Producers and Studios don’t know what they’re looking for in terms of content, but they know it
when they see it. Looking for the thing that punches them in the chest, that hits them in a way
nothing else does.
Packaging is paramount – the network is buying the team as much as the story.
o Can hinder success though is studio doesn’t like your team.
o Keanu Reeves tried to make Passengers for a decade, but no one wanted to because they
didn’t want him starring in it.
Can be important to have an “intellectual property” attached to your project, even if your story
isn’t based on anything, to convince studios to take on your project.
o Even if it’s an article from the Atlantic, or a comic book in the same genre, it helps frame
your pitch in a way that’s easier to understand than just a straight original pitch.

I AM: Discussion on the Female Gaze
• There’s an expectation that character’s always must know what’s going on, and know exactly
what to do, but often that’s not the case.

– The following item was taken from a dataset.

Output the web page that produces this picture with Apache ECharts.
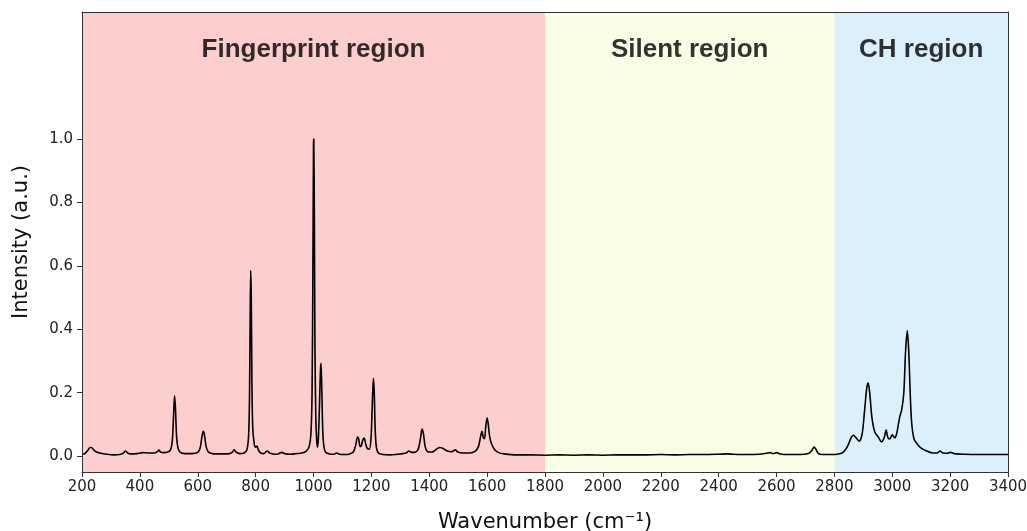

o Indemic problem with female characters is the lack of authenticity in the voice.
• In shows with a single female character, writers find more pressure to write to a unified “female
audience”, to channel all females into one character,
o Most shows have multiple male protags, which allows a more complex and complete view
of masculinity, and reinforces an idea that there is only “one way to be a woman”
o When you have multiple female protags you can off-set the expectations, and strive to
create a more authentic voice for each individual.
• Women will write full female characters because women are full. This is the same way that men
write full male characters.
• On “likeability” and making female characters more “likeable”:
o First question you have to ask is “unlikeable to whom?”
§ Don’t listen to men who’s only note is that they found the character unlikeable.
That women have to be “likeable” at all times is a patriarchal concept that doesn’t
extend to men. Why can Don Draper be a womanizing alcoholic for six seasons
and still be “likebale” when a woman can’t?
§ Seriously. If you don’t make the viewer confront their own instincts, force them to
get the real reason why they don’t like this woman, then how can you hope to
change things?
• Likebale characters project a damaging ideal that belittles real life and
perpetuates bad ideas through generations. We need to “unlearn” the
tropes.
§ Part of the FemaleGaze is not listening to how male viewers/readers want your
female characters to be/act.
o Furthermore, as long as what is “unlikeable” about a character stems from an authentic
choice they have made, it will be understood and real.